KERI Economic Bulletin (Oct. 2013 No.73)

13. 10. 28.

1

한국경제연구원


Korea’s 2013 economic growth likely to close at 2.4%, 2014 GDP projected at 3.4%


The Korean national economy for 2013 is expected to reach at 2.4% despite positive effect of policy measures of supplementary budget and interest rate cut. This is a result of exports being forecast to remain around 3% range in the second half of 2013 due to the US fiscal impasse and the following market uncertainties of the surrounding emerging economies, as well as the weak.


Recovery rate in 2014 projected to be higher with gradual improvement in domestic and global conditions, but is expected to fall below the level of potential growth (approx. 3.5%).

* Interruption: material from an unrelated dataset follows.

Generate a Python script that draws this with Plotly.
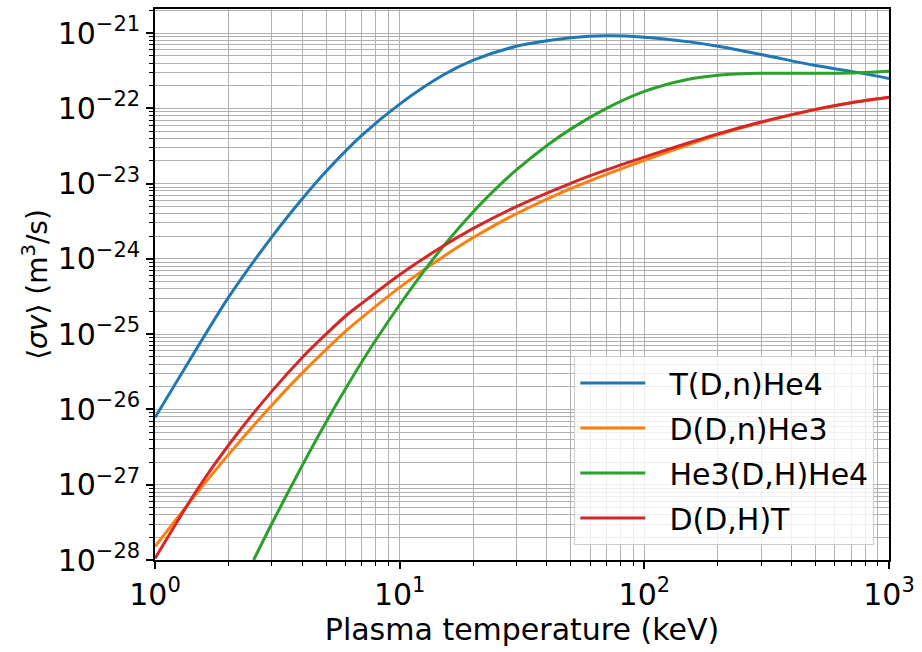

The slow recovery is attributed to uncertainties relating to the decision regarding the US Fed’s exit strategy and domestic issues such as on-going household “deleveraging” (debt reduction), and legislation related to economic democratization all of which have dampened private spending and investment sentiment.


Consumer price grows at 2.6%, current account surplus records US$49.5 billion and USD/KRW to mark 1,074


Consumer prices in 2014 are projected to slightly increase comparable to the average rate at 1.4% in 2013 due to the upward pressure of public utility charges and base effect. However, the increase is expected to be slowing around the 3% range, owing to gentle but steady recovery, the fall of USD/KRW and the stabilizing trend of the international prices of raw materials. Current account surplus is expected to reach a record high at US$61.8 billion in 2013, followed by a short fall at around US$50 billion in the following year due to rise in import amount and the reversal of services account into deficit. USD/KRW is expected to show an ascending trend around 1,074 in 2014, from this year’s average of 1,100.


Need to prepare for exit strategy of advanced economies, maintain current account surpluses, emphasize the use of macroeconomic stabilizing policy and pursue interest rate rise with prudence


Owing to the advanced economies decision to slow down on quantitative easing, financial markets of the emerging economies may show signs of instability. With estimated net accumulated foreign capital inflow to the stock and bond markets of Korea at 8.7% of GDP since 2009, Korea has higher than the average ratio of foreign capital/GDP among 10 other emerging markets.


The capital freeze index of the emerging markets, the index to calculate the risk of an abrupt end to capital inflows, demonstrates that the vulnerability of Korean financial market is higher than average for risks associated with capital outflow. Therefore in order to minimize volatility of the financial market prompted by exit strategies of the major economies the following are necessary: 1) maintain current account surpluses, 2) emphasize the use of macroeconomic stabilizing measures, and 3) be cautious in interest rate increase.